### To be done
Restate the data word for word and leave the images out.

### Provided material

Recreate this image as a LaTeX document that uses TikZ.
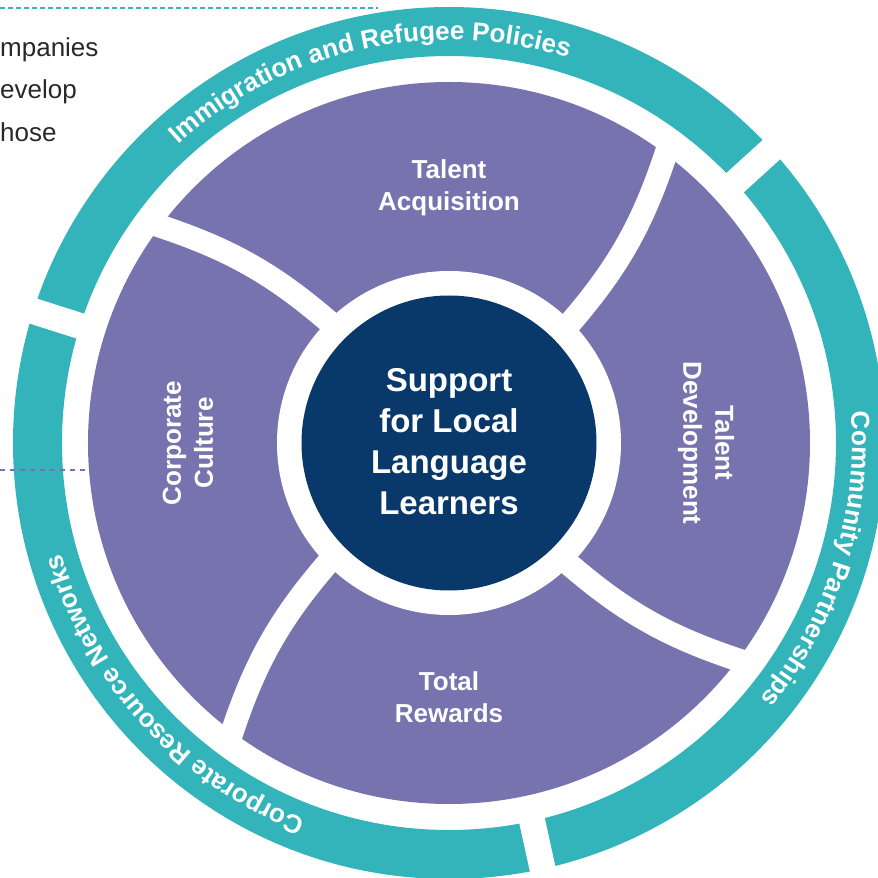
\documentclass[tikz,border=0pt]{standalone}
\usepackage{fontspec}
\setmainfont{Liberation Sans}
\usetikzlibrary{decorations.text}
\definecolor{ringteal}{RGB}{50,180,186}
\definecolor{wedgepurple}{RGB}{119,115,174}
\definecolor{corenavy}{RGB}{9,56,106}
\definecolor{bodygray}{RGB}{40,40,40}
\newcommand{\ringfont}{\bfseries\fontsize{26}{26}\selectfont}

\begin{document}
\begin{tikzpicture}[x=1pt, y=1pt,
    wedgelabel/.style={text=white, font=\bfseries\fontsize{26}{32}\selectfont, align=center, inner sep=0pt},
    corelabel/.style={text=white, font=\bfseries\fontsize{33}{41}\selectfont, align=center, inner sep=0pt},
    bodytext/.style={text=bodygray, font=\fontsize{26}{26}\selectfont, anchor=base west, inner sep=0pt},
    divider/.style={white, line width=23pt},
    ringgap/.style={white, line width=26pt},
    ringtext/.style={decorate, decoration={text along path, text align=center, text color=white, text={|\ringfont|#1}}}
  ]

  \clip (-449,-435) rectangle (429,443);

  % outer ring
  \fill[ringteal, even odd rule] (0,0) circle[radius=436] (0,0) circle[radius=387];
  \foreach \a in {42.3, 162.4, 282.4}
    \draw[ringgap] (\a:370) -- (\a:450);

  % purple wedges
  \fill[wedgepurple] (0,0) circle[radius=361];
  \foreach \a in {0, 90, 180, 270}
    \draw[divider, rotate=\a] (111.3,108.7) to[bend right=12] (220.6,300.6);
  \fill[white] (0,0) circle[radius=172];
  \fill[corenavy] (0,0) circle[radius=147.5];

  % labels
  \node[corelabel] (core) at (0,1) {Support\\for Local\\Language\\Learners};
  \node[wedgelabel] (acquisition) at (90:255) {Talent\\Acquisition};
  \node[wedgelabel, rotate=-90] (development) at (0:257) {Talent\\Development};
  \node[wedgelabel] (rewards) at (-90:254) {Total\\Rewards};
  \node[wedgelabel, rotate=90] (culture) at (180:261) {Corporate\\Culture};

  \path[ringtext={Immigration and Refugee Policies}] (160:403) arc[start angle=160, end angle=45, radius=403];
  \path[ringtext={Community Partnerships}] (40:403) arc[start angle=40, end angle=-75, radius=403];
  \path[ringtext={Corporate Resource Networks}] (280:403) arc[start angle=280, end angle=165, radius=403];

  % cut-off text on the left
  \node[bodytext] (line1) at (-449,386) {mpanies};
  \node[bodytext] (line2) at (-449,344) {evelop};
  \node[bodytext] (line3) at (-449,301) {hose};

  \coordinate (tealstart) at (-449,435);
  \coordinate (tealend) at (-71,435);
  \draw[ringteal, line width=2.5pt, dash pattern=on 5pt off 3pt] (tealstart) -- (tealend);
  \coordinate (purplestart) at (-449,-27);
  \coordinate (purpleend) at (-362,-27);
  \draw[wedgepurple, line width=2.5pt, dash pattern=on 5pt off 5pt] (purplestart) -- (purpleend);

\end{tikzpicture}
\end{document}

### Exercise response
Recreate this image as a LaTeX document that uses TikZ.
\documentclass[tikz,border=0pt]{standalone}
\usepackage{fontspec}
\setmainfont{Liberation Sans}
\usetikzlibrary{decorations.text}
\definecolor{ringteal}{RGB}{50,180,186}
\definecolor{wedgepurple}{RGB}{119,115,174}
\definecolor{corenavy}{RGB}{9,56,106}
\definecolor{bodygray}{RGB}{40,40,40}
\newcommand{\ringfont}{\bfseries\fontsize{26}{26}\selectfont}

\begin{document}
\begin{tikzpicture}[x=1pt, y=1pt,
    wedgelabel/.style={text=white, font=\bfseries\fontsize{26}{32}\selectfont, align=center, inner sep=0pt},
    corelabel/.style={text=white, font=\bfseries\fontsize{33}{41}\selectfont, align=center, inner sep=0pt},
    bodytext/.style={text=bodygray, font=\fontsize{26}{26}\selectfont, anchor=base west, inner sep=0pt},
    divider/.style={white, line width=23pt},
    ringgap/.style={white, line width=26pt},
    ringtext/.style={decorate, decoration={text along path, text align=center, text color=white, text={|\ringfont|#1}}}
  ]

  \clip (-449,-435) rectangle (429,443);

  % outer ring
  \fill[ringteal, even odd rule] (0,0) circle[radius=436] (0,0) circle[radius=387];
  \foreach \a in {42.3, 162.4, 282.4}
    \draw[ringgap] (\a:370) -- (\a:450);

  % purple wedges
  \fill[wedgepurple] (0,0) circle[radius=361];
  \foreach \a in {0, 90, 180, 270}
    \draw[divider, rotate=\a] (111.3,108.7) to[bend right=12] (220.6,300.6);
  \fill[white] (0,0) circle[radius=172];
  \fill[corenavy] (0,0) circle[radius=147.5];

  % labels
  \node[corelabel] (core) at (0,1) {Support\\for Local\\Language\\Learners};
  \node[wedgelabel] (acquisition) at (90:255) {Talent\\Acquisition};
  \node[wedgelabel, rotate=-90] (development) at (0:257) {Talent\\Development};
  \node[wedgelabel] (rewards) at (-90:254) {Total\\Rewards};
  \node[wedgelabel, rotate=90] (culture) at (180:261) {Corporate\\Culture};

  \path[ringtext={Immigration and Refugee Policies}] (160:403) arc[start angle=160, end angle=45, radius=403];
  \path[ringtext={Community Partnerships}] (40:403) arc[start angle=40, end angle=-75, radius=403];
  \path[ringtext={Corporate Resource Networks}] (280:403) arc[start angle=280, end angle=165, radius=403];

  % cut-off text on the left
  \node[bodytext] (line1) at (-449,386) {mpanies};
  \node[bodytext] (line2) at (-449,344) {evelop};
  \node[bodytext] (line3) at (-449,301) {hose};

  \coordinate (tealstart) at (-449,435);
  \coordinate (tealend) at (-71,435);
  \draw[ringteal, line width=2.5pt, dash pattern=on 5pt off 3pt] (tealstart) -- (tealend);
  \coordinate (purplestart) at (-449,-27);
  \coordinate (purpleend) at (-362,-27);
  \draw[wedgepurple, line width=2.5pt, dash pattern=on 5pt off 5pt] (purplestart) -- (purpleend);

\end{tikzpicture}
\end{document}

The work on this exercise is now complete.